**GIVEN REQUEST**.
Quote word for word the lines below, beginning with the first and ending with the one that has "nan = np.nan". Drop the pictures.
-------- RECORDS
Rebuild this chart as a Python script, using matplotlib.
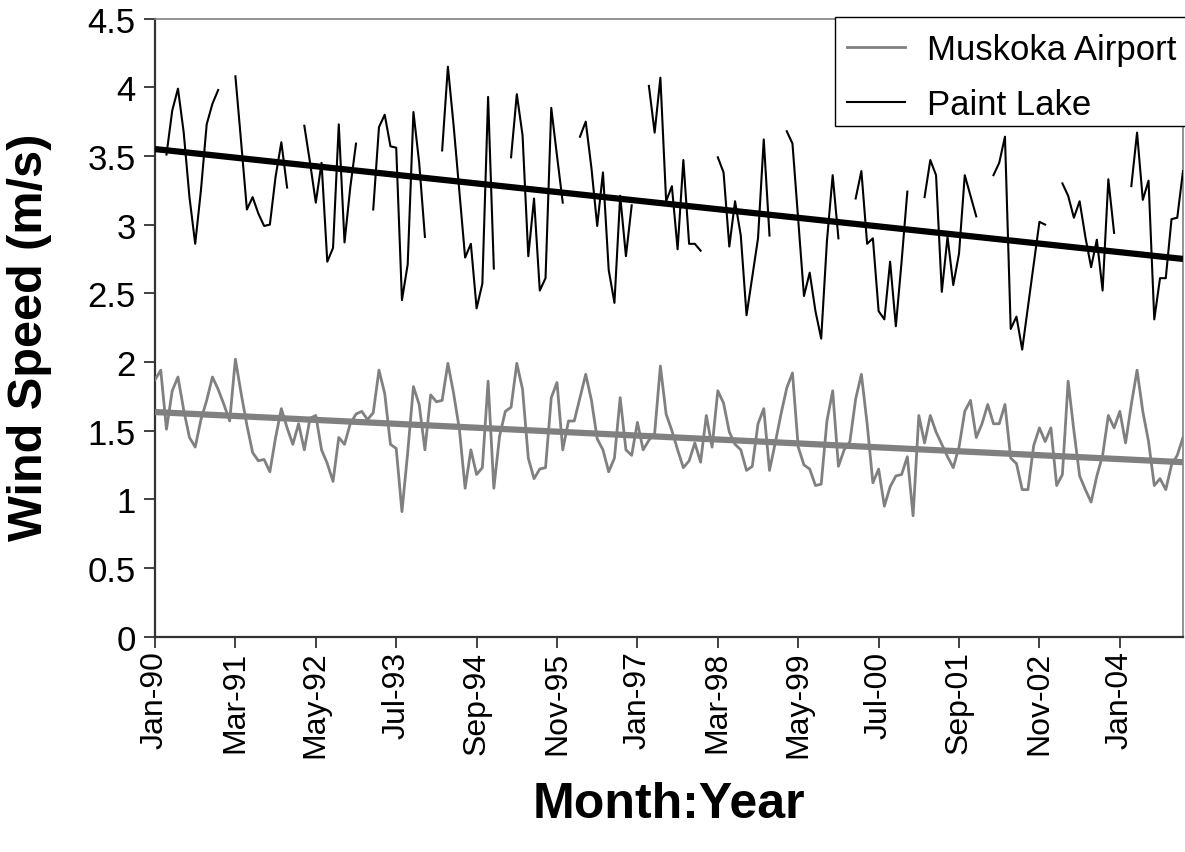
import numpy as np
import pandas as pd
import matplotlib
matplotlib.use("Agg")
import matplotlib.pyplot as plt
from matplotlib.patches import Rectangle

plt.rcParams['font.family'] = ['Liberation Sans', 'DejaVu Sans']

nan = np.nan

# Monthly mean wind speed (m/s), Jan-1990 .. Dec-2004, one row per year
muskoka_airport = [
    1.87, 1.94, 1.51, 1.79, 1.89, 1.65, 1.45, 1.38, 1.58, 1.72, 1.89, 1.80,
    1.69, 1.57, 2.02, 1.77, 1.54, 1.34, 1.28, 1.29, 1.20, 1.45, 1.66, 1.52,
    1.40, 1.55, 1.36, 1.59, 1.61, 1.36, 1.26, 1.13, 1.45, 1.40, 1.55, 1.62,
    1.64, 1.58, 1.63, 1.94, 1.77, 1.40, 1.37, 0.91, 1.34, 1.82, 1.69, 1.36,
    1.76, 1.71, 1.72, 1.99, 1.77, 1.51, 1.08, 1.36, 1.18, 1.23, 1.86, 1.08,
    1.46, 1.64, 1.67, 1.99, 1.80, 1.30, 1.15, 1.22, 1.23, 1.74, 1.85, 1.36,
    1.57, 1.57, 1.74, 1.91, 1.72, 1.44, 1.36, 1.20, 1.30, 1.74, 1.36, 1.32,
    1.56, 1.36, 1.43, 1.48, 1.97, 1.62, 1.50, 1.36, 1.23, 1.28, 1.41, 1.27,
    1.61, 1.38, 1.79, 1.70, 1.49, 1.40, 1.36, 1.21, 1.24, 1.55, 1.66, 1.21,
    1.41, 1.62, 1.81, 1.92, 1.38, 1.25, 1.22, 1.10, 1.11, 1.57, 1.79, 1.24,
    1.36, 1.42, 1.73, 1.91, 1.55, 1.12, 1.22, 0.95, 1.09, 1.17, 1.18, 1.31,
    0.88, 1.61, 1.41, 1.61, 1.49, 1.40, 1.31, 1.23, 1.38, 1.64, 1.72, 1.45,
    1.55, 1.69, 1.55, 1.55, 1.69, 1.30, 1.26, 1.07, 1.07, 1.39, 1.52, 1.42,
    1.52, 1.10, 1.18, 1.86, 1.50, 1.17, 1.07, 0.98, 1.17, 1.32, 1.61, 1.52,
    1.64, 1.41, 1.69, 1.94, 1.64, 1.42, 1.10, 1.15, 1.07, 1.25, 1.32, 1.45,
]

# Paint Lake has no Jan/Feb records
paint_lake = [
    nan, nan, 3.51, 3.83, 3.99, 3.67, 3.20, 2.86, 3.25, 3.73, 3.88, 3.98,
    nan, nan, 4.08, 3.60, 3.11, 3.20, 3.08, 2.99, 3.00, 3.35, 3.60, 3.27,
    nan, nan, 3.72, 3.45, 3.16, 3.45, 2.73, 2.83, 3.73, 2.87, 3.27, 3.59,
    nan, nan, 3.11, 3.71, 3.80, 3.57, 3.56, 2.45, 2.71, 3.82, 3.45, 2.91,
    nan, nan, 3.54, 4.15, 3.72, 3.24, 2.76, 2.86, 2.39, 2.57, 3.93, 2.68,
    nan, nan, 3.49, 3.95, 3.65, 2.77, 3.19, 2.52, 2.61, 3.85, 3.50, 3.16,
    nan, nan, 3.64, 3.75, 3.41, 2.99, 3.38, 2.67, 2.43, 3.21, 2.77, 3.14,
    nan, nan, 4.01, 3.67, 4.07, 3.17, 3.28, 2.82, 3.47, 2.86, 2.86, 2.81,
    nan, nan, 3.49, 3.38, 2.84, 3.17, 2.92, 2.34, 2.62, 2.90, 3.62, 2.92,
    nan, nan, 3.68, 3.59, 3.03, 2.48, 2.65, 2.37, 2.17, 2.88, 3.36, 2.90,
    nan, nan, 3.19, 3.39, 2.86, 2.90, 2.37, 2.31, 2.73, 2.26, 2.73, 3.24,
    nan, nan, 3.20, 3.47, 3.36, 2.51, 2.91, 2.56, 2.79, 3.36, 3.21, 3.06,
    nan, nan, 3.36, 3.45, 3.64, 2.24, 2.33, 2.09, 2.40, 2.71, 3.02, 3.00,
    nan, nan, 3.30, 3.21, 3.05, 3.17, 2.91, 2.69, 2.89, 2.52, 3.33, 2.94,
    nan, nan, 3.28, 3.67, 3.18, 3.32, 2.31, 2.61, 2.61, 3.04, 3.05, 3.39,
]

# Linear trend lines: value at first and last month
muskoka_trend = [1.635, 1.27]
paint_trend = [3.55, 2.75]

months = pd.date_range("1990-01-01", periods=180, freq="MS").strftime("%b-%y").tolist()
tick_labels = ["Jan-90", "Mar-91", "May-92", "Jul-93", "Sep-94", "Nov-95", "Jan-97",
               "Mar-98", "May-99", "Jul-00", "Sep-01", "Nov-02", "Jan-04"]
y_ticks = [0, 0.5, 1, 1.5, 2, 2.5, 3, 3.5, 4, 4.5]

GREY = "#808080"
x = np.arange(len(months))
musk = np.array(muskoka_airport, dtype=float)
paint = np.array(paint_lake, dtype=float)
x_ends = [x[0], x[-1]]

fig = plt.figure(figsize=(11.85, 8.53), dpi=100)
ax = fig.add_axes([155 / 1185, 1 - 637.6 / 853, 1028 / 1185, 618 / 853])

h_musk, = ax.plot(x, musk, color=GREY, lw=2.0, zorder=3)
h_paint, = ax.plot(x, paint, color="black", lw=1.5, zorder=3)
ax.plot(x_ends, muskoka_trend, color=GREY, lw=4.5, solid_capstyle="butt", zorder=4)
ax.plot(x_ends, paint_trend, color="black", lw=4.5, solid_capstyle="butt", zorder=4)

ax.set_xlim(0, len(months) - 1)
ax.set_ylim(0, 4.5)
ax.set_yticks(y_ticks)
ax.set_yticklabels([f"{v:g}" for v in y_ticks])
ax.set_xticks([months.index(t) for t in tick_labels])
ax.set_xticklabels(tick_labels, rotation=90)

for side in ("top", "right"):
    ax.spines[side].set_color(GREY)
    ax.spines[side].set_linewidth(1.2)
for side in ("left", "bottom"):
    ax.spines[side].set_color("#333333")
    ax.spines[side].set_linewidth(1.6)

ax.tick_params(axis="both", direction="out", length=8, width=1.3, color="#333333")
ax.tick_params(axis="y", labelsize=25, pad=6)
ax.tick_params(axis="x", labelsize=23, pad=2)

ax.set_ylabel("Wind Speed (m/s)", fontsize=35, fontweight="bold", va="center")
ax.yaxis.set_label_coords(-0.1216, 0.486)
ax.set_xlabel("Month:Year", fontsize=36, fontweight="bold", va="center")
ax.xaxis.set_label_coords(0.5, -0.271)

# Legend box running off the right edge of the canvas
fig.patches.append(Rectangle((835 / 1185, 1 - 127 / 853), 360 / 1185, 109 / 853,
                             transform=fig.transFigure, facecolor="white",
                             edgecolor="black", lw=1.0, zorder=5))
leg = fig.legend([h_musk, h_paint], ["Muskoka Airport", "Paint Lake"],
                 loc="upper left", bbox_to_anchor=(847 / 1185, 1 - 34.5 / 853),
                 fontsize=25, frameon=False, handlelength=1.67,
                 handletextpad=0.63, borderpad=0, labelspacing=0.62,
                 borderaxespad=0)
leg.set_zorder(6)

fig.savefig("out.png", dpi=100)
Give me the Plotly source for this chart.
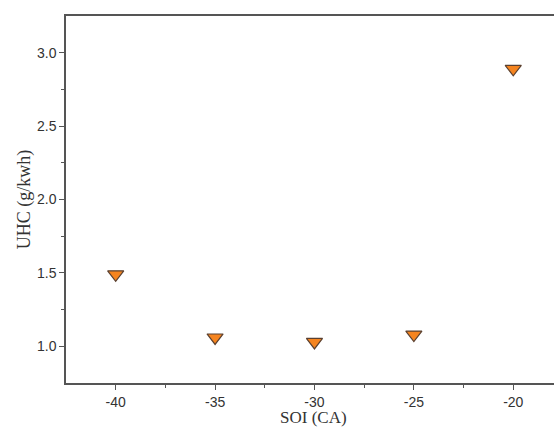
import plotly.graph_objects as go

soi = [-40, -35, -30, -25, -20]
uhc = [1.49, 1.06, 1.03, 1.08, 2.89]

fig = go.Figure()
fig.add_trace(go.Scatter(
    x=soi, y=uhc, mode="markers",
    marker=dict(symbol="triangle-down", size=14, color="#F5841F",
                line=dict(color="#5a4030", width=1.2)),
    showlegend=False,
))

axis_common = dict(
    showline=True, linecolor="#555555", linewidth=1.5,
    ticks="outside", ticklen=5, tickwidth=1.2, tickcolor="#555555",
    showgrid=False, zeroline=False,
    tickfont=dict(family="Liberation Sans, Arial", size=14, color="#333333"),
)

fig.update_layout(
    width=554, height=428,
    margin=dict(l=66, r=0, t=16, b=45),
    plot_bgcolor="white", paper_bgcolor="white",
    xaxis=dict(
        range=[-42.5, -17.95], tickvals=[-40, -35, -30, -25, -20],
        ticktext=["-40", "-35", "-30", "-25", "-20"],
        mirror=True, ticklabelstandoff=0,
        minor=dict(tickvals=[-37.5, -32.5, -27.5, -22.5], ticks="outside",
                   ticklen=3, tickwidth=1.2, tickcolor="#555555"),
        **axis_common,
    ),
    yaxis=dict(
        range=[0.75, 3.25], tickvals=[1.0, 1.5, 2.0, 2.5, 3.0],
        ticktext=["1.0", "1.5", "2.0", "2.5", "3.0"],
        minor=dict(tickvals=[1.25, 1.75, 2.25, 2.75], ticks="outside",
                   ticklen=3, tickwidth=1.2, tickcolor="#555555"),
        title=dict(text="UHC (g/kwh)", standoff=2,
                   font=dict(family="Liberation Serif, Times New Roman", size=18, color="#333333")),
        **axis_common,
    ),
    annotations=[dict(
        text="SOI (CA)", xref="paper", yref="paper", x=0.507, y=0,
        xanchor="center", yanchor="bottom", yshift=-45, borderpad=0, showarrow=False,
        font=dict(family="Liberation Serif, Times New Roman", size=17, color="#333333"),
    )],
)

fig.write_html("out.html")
----------------
**RESPONSE TO THE TASK**.
Rebuild this chart as a Python script, using matplotlib.
import numpy as np
import pandas as pd
import matplotlib
matplotlib.use("Agg")
import matplotlib.pyplot as plt
from matplotlib.patches import Rectangle

plt.rcParams['font.family'] = ['Liberation Sans', 'DejaVu Sans']

nan = np.nan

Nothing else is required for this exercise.